Fue un encuentro entre viejos amigos. A Leo Casas lo conocí hace tantos años, en casa de Guillermo Gutiérrez, heredero de una de las pocas familias de Puquio con apellidos de una rancia oligarquía provinciana. Cuando vi, por primera vez, a Leo él tocaba la mandolina con una pasión infinita, junto a otros amigos que tocaban guitarras en distintos acordes, sobre todo en el baulín, para acompañar los cantos de indígenas que llevaba Leo en su repertorio. Me llamó la atención su perfecto quechua, limpio y poético, como acostumbran hablar en el campo, siendo él un blanco misti entre los mistis. No recuerdo si había llegado a Puquio para terminar la secundaria, desde su Cusco rojo, rojo será, o si llegó a iniciar su vida profesional, porque cuando lo conocí él ya era un docto en las ciencias sociales. Pero no fue esto, lo que me unió a él: fue su terca adhesión al pensamiento arguediano, que lo vivía en cada sudor de su vida. Convencido de la grandeza humana del hombre de campo, Leo dedicó su tiempo a estudiar la cultura del sur andino, empezando por entender su lengua quechua, hasta regodearse con la frescura de la música indígena y no mestiza.

En esas circunstancias es que lo escuché cantar huaynos que sólo los entonaban campesinos de muchos pueblos de Lucanas, por ser auténticamente indígenas y no mestizas que presentan algunas variantes. Los huaynos que Leo prefería estaban más hermanados del ancestral harawi, llenos de nostalgia, de dolor, pero también de reproche, de reclamo, de alegría a raudales. Y fue precisamente este aspecto, que Leo quiso demostrar, hace unos días, en la Casa Museo Mariátegui, cuando habló sobre lirismo, humor y naturaleza en el canto quechua. Contra lo que comúnmente la gente piensa de los campesinos, que son seres tristes, conformistas, retraídos, sumisos y todo cuanto se le parezca, él sostiene que es todo lo contrario y que nada mejor que entonar sus canciones para entender que los campesinos son, en el fondo, verdaderos juglares, tan poetas como Eloy Jáuregui, diestros en el manejo de metáforas y otros recursos muy propios de la creación poética.
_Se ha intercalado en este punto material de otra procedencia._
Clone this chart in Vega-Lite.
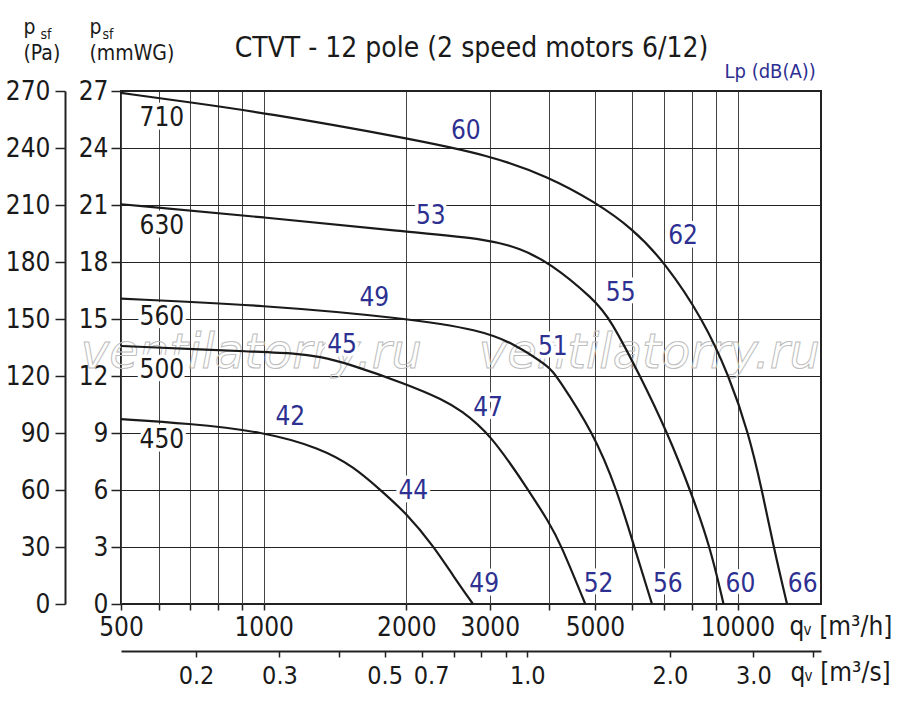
{
  "$schema": "https://vega.github.io/schema/vega-lite/v6.json",
  "description": "CTVT - 12 pole fan curves, static pressure against air flow",
  "width": 700,
  "height": 513,
  "autosize": {"type": "none"},
  "padding": {"left": 121, "top": 91, "right": 79, "bottom": 103},
  "background": "white",
  "datasets": {
    "curves": [
      {"size": "710", "q": 500, "p": 269}, {"size": "710", "q": 700, "p": 264}, {"size": "710", "q": 1000, "p": 258.6},
      {"size": "710", "q": 2000, "p": 245.3}, {"size": "710", "q": 3000, "p": 236.2}, {"size": "710", "q": 4000, "p": 224.8},
      {"size": "710", "q": 5000, "p": 211.6}, {"size": "710", "q": 6000, "p": 197.7}, {"size": "710", "q": 7015, "p": 180},
      {"size": "710", "q": 8450, "p": 150}, {"size": "710", "q": 9600, "p": 120}, {"size": "710", "q": 10549, "p": 90},
      {"size": "710", "q": 11261, "p": 60}, {"size": "710", "q": 11912, "p": 30}, {"size": "710", "q": 12718, "p": 0},

      {"size": "630", "q": 500, "p": 210.4}, {"size": "630", "q": 1000, "p": 203.6}, {"size": "630", "q": 2000, "p": 195.9},
      {"size": "630", "q": 3000, "p": 192}, {"size": "630", "q": 3474, "p": 187}, {"size": "630", "q": 4000, "p": 180},
      {"size": "630", "q": 5000, "p": 160}, {"size": "630", "q": 5387, "p": 150}, {"size": "630", "q": 6233, "p": 120},
      {"size": "630", "q": 7117, "p": 90}, {"size": "630", "q": 7948, "p": 60}, {"size": "630", "q": 8758, "p": 30},
      {"size": "630", "q": 9342, "p": 0},

      {"size": "560", "q": 500, "p": 160.7}, {"size": "560", "q": 1000, "p": 157.3}, {"size": "560", "q": 2000, "p": 150.4},
      {"size": "560", "q": 2866, "p": 144.2}, {"size": "560", "q": 3364, "p": 137.2}, {"size": "560", "q": 4000, "p": 125},
      {"size": "560", "q": 4150, "p": 120}, {"size": "560", "q": 4969, "p": 90}, {"size": "560", "q": 5567, "p": 60},
      {"size": "560", "q": 6056, "p": 30}, {"size": "560", "q": 6598, "p": 0},

      {"size": "500", "q": 500, "p": 135.8}, {"size": "500", "q": 1000, "p": 132.6}, {"size": "500", "q": 1157, "p": 132},
      {"size": "500", "q": 1317, "p": 130.2}, {"size": "500", "q": 1499, "p": 126.7}, {"size": "500", "q": 2000, "p": 115.8},
      {"size": "500", "q": 2398, "p": 107.4}, {"size": "500", "q": 2600, "p": 102.1}, {"size": "500", "q": 3000, "p": 89.9},
      {"size": "500", "q": 3610, "p": 60.5}, {"size": "500", "q": 4000, "p": 43}, {"size": "500", "q": 4227, "p": 32},
      {"size": "500", "q": 4772, "p": 0},

      {"size": "450", "q": 500, "p": 97.3}, {"size": "450", "q": 689, "p": 95.1}, {"size": "450", "q": 1000, "p": 90.7},
      {"size": "450", "q": 1317, "p": 82}, {"size": "450", "q": 1548, "p": 72.3}, {"size": "450", "q": 1762, "p": 60.1},
      {"size": "450", "q": 2000, "p": 47.8}, {"size": "450", "q": 2285, "p": 30.3}, {"size": "450", "q": 2516, "p": 14.5},
      {"size": "450", "q": 2765, "p": 0}
    ],
    "sizes": [
      {"t": "710", "q": 610, "p": 255.9},
      {"t": "630", "q": 610, "p": 199},
      {"t": "560", "q": 610, "p": 151.2},
      {"t": "500", "q": 610, "p": 123.2},
      {"t": "450", "q": 610, "p": 86.4}
    ],
    "db": [
      {"t": "60", "q": 2671, "p": 248.9},
      {"t": "53", "q": 2253, "p": 204.2},
      {"t": "49", "q": 1712, "p": 161.3},
      {"t": "45", "q": 1464, "p": 136.3},
      {"t": "42", "q": 1138, "p": 98.6},
      {"t": "44", "q": 2069, "p": 59.6},
      {"t": "47", "q": 2976, "p": 103.3},
      {"t": "51", "q": 4075, "p": 135.4},
      {"t": "55", "q": 5669, "p": 163.5},
      {"t": "62", "q": 7674, "p": 193.6},
      {"t": "49", "q": 2919, "p": 10.6},
      {"t": "52", "q": 5090, "p": 10.6},
      {"t": "56", "q": 7124, "p": 10.6},
      {"t": "60", "q": 10141, "p": 10.6},
      {"t": "66", "q": 13725, "p": 10.6}
    ],
    "wm": [
      {"t": "ventilatorry.ru", "q": 942, "p": 124.2},
      {"t": "ventilatorry.ru", "q": 6513, "p": 124.2}
    ]
  },
  "resolve": {"scale": {"x": "independent", "y": "independent"}},
  "layer": [
    {
      "data": {"name": "wm"},
      "mark": {"type": "text", "font": "DejaVu Sans", "fontSize": 48, "fontStyle": "italic", "fill": "transparent", "stroke": "#bdbdbd", "strokeWidth": 1, "align": "center", "baseline": "alphabetic"},
      "encoding": {
        "x": {"field": "q", "type": "quantitative", "scale": {"type": "log", "domain": [500, 15000], "nice": false},
          "axis": {"orient": "bottom", "offset": 47, "values": [720, 1080, 1440, 1800, 2160, 2520, 2880, 3240, 3600, 7200, 10800, 14400],
            "labelExpr": "datum.value == 720 ? '0.2' : datum.value == 1080 ? '0.3' : datum.value == 1800 ? '0.5' : datum.value == 2160 ? '0.7' : datum.value == 3600 ? '1.0' : datum.value == 7200 ? '2.0' : datum.value == 10800 ? '3.0' : ''",
            "labelOffset": {"condition": {"test": "datum.value == 2160", "value": 9}, "value": 0},
            "labelOverlap": false, "labelFlush": false, "labelDx": 3, "labelPadding": 6, "labelFontSize": 25, "tickSize": 6, "tickWidth": 1.5,
            "domain": true, "domainWidth": 2, "grid": false,
            "title": "q\u00a0\u00a0[m³/s]", "titleX": 669, "titleY": 29, "titleAlign": "left", "titleBaseline": "alphabetic"}},
        "y": {"field": "p", "type": "quantitative", "scale": {"domain": [0, 270], "nice": false},
          "axis": {"orient": "left", "offset": 56, "values": [0, 30, 60, 90, 120, 150, 180, 210, 240, 270],
            "tickSize": 10, "tickWidth": 1.5, "labelPadding": 5, "labelDy": 1.5, "domain": true, "domainWidth": 2, "grid": false,
            "title": ["\u00a0p", "(Pa)"], "titleAngle": 0, "titleX": -42, "titleY": -58, "titleAlign": "left", "titleBaseline": "alphabetic",
            "titleFontSize": 21, "titleLineHeight": 26}},
        "text": {"field": "t"}
      }
    },
    {
      "data": {"name": "sizes"},
      "mark": {"type": "text", "fontSize": 26, "fill": "white", "stroke": "white", "strokeWidth": 7, "strokeJoin": "round", "align": "center", "baseline": "middle"},
      "encoding": {
        "x": {"field": "q", "type": "quantitative", "scale": {"type": "log", "domain": [500, 15000], "nice": false},
          "axis": {"orient": "top", "domain": false, "ticks": false, "labels": false, "grid": false,
            "title": "CTVT - 12 pole (2 speed motors 6/12)", "titleX": 350, "titleY": -35, "titleAlign": "center", "titleBaseline": "alphabetic", "titleFontSize": 28}},
        "y": {"field": "p", "type": "quantitative", "scale": {"domain": [0, 270], "nice": false},
          "axis": {"orient": "left", "domain": false, "ticks": false, "labels": false, "grid": false,
            "title": "sf", "titleAngle": 0, "titleX": -81, "titleY": -53, "titleAlign": "left", "titleBaseline": "alphabetic", "titleFontSize": 14}},
        "text": {"field": "t"}
      }
    },
    {
      "data": {"name": "db"},
      "mark": {"type": "text", "fontSize": 26, "fill": "white", "stroke": "white", "strokeWidth": 7, "strokeJoin": "round", "align": "center", "baseline": "middle"},
      "encoding": {
        "x": {"field": "q", "type": "quantitative", "scale": {"type": "log", "domain": [500, 15000], "nice": false},
          "axis": {"orient": "top", "domain": false, "ticks": false, "labels": false, "grid": false,
            "title": "Lp (dB(A))", "titleX": 603, "titleY": -14, "titleAlign": "left", "titleBaseline": "alphabetic", "titleFontSize": 20, "titleColor": "#2d3091"}},
        "y": {"field": "p", "type": "quantitative", "scale": {"domain": [0, 270], "nice": false},
          "axis": {"orient": "left", "domain": false, "ticks": false, "labels": false, "grid": false,
            "title": "sf", "titleAngle": 0, "titleX": -19, "titleY": -53, "titleAlign": "left", "titleBaseline": "alphabetic", "titleFontSize": 14}},
        "text": {"field": "t"}
      }
    },
    {
      "data": {"name": "curves"},
      "mark": {"type": "line", "interpolate": "basis", "color": "#1a1a1a", "strokeWidth": 2.2},
      "encoding": {
        "x": {"field": "q", "type": "quantitative", "scale": {"type": "log", "domain": [500, 15000], "nice": false},
          "axis": {"orient": "bottom", "values": [500, 600, 700, 800, 900, 1000, 2000, 3000, 4000, 5000, 6000, 7000, 8000, 9000, 10000],
            "labelExpr": "indexof([500, 1000, 2000, 3000, 5000, 10000], datum.value) >= 0 ? format(datum.value, 'd') : ''",
            "labelOverlap": false, "labelFlush": false, "labelDx": 5, "labelPadding": 4, "tickSize": 6, "tickWidth": 1.5,
            "domain": false, "grid": true, "gridColor": "#444444", "gridWidth": 1,
            "title": "q\u00a0\u00a0[m³/h]", "titleX": 668, "titleY": 30, "titleAlign": "left", "titleBaseline": "alphabetic"}},
        "y": {"field": "p", "type": "quantitative", "scale": {"domain": [0, 270], "nice": false},
          "axis": {"orient": "left", "values": [0, 30, 60, 90, 120, 150, 180, 210, 240, 270],
            "labelExpr": "format(datum.value / 10, 'd')", "tickSize": 10, "tickWidth": 1.5, "labelPadding": 3, "labelDy": 1.5,
            "domain": false, "grid": true, "gridColor": "#222222", "gridWidth": 1,
            "title": ["p", "(mmWG)"], "titleAngle": 0, "titleX": -32, "titleY": -58, "titleAlign": "left", "titleBaseline": "alphabetic",
            "titleFontSize": 21, "titleLineHeight": 26}},
        "detail": {"field": "size"},
        "order": {"field": "q", "type": "quantitative"}
      }
    },
    {
      "data": {"name": "sizes"},
      "mark": {"type": "text", "fontSize": 26, "color": "#1a1a1a", "align": "center", "baseline": "middle"},
      "encoding": {
        "x": {"field": "q", "type": "quantitative", "scale": {"type": "log", "domain": [500, 15000], "nice": false},
          "axis": {"orient": "bottom", "domain": false, "ticks": false, "labels": false, "grid": false,
            "title": "v", "titleX": 682, "titleY": 30, "titleAlign": "left", "titleBaseline": "alphabetic", "titleFontSize": 15}},
        "y": {"field": "p", "type": "quantitative", "scale": {"domain": [0, 270], "nice": false}, "axis": null},
        "text": {"field": "t"}
      }
    },
    {
      "data": {"name": "db"},
      "mark": {"type": "text", "fontSize": 26, "color": "#2d3091", "align": "center", "baseline": "middle"},
      "encoding": {
        "x": {"field": "q", "type": "quantitative", "scale": {"type": "log", "domain": [500, 15000], "nice": false},
          "axis": {"orient": "bottom", "domain": false, "ticks": false, "labels": false, "grid": false,
            "title": "v", "titleX": 683, "titleY": 76, "titleAlign": "left", "titleBaseline": "alphabetic", "titleFontSize": 15}},
        "y": {"field": "p", "type": "quantitative", "scale": {"domain": [0, 270], "nice": false}, "axis": null},
        "text": {"field": "t"}
      }
    }
  ],
  "config": {
    "font": "Liberation Sans Narrow, DejaVu Sans Condensed, sans-serif",
    "view": {"stroke": "#222222", "strokeWidth": 2},
    "axis": {
      "labelFontSize": 26,
      "labelColor": "#1a1a1a",
      "titleColor": "#1a1a1a",
      "titleFontSize": 26,
      "titleFontWeight": "normal",
      "tickColor": "#222222",
      "domainColor": "#222222"
    }
  }
}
Leo empezó a cantar huaynos indígenas, tan ancestrales, tan puros en sus melodías, tan prístinos en su lenguaje mágico que el auditorio quedó subyugado no sólo por la buena interpretación musical, sino porque fuimos advertidos que los campesinos se aferran a sus querencias y no quieren dejar sus comunidades, aun cuando sus huaynos se refieran al adiós y hasta cuando yo regrese, palomitay. Y Leo cantó en quechua, pensó en quechua y nos dijo que era mejor así, para entender a diez millones de peruanos quechua hablantes que caminamos por el Perú, sin ser descubiertos del todo.